MAC: The three black and white large format photographs in the project are also meditative and exquisite. Can you share about the choice to mix these images with the cyanotypes?
JL: The three images to which you refer, Witness I, 2022, Witness II, 2022, and Witness III, 2022 are records of ephemeral matter—spider webs and dew drops—and a found still life of driftwood in the dunes, all of which were impossible to cyanotype though related to the cyanotypes either in subject matter or in the allusion to the heavens. I worked in black and white as a way of bridging the gap between the material world that is full of color (for most) and the spiritual world that is invisible (to the human eye).
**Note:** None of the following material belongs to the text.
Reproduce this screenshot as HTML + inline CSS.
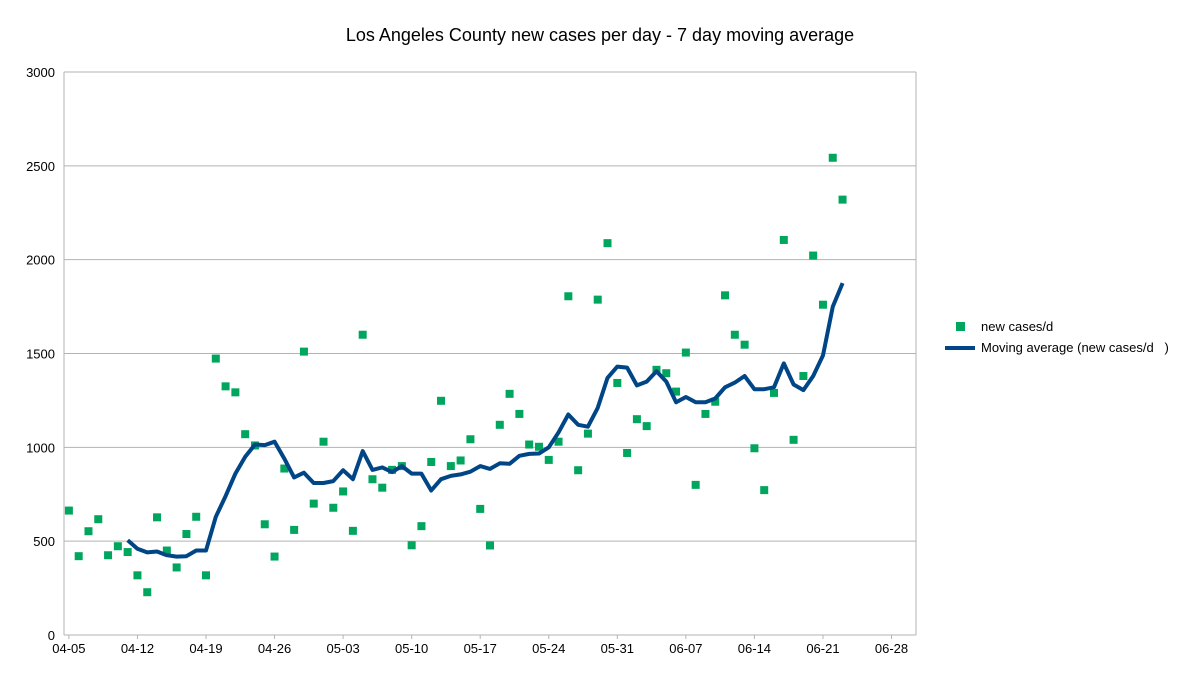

I was photographing consistently during my first residency in Amagansett in Fall 2022. Combining the two mediums felt like it created a more complete representation and a richer visual presentation of my search.
MAC: Endless Forms Most Beautiful was recently exhibited at Flowers Gallery, London. How can people continue to engage with the work?
JL: Flowers has a comprehensive archive of my show on their website, with installation images, a link to an essay written about the work by Martin Barnes, Senior Curator of Photography at the Victoria and Albert Museum, and several reviews about the work. There is also a short video interview of me discussing the work in the gallery.
Flowers will show cyanotypes from Endless Forms Most Beautiful at Paris Photo from November 9-12, 2023.
The filmmaker Mia Allen made a 16-minute documentary about me and my work, Janelle Lynch: Endless Forms Most Beautiful, which premiered in London during my show at Flowers. It includes interviews and footage of my working process in Amagansett. News about US screenings will be posted on janellelynchdoc.net.
From September 13-17, 2023, Welcome to The Salon, a pop-up group show I curated with work from members of The Salon, a collective I lead, will be on view at Foley Gallery in New York City. It includes two works from Endless Forms Most Beautiful. We are also launching the book Welcome to The Salon (Tonal Editions, 2023), which includes five of my cyanotypes in the series From Georgia to Heaven (2020-2022).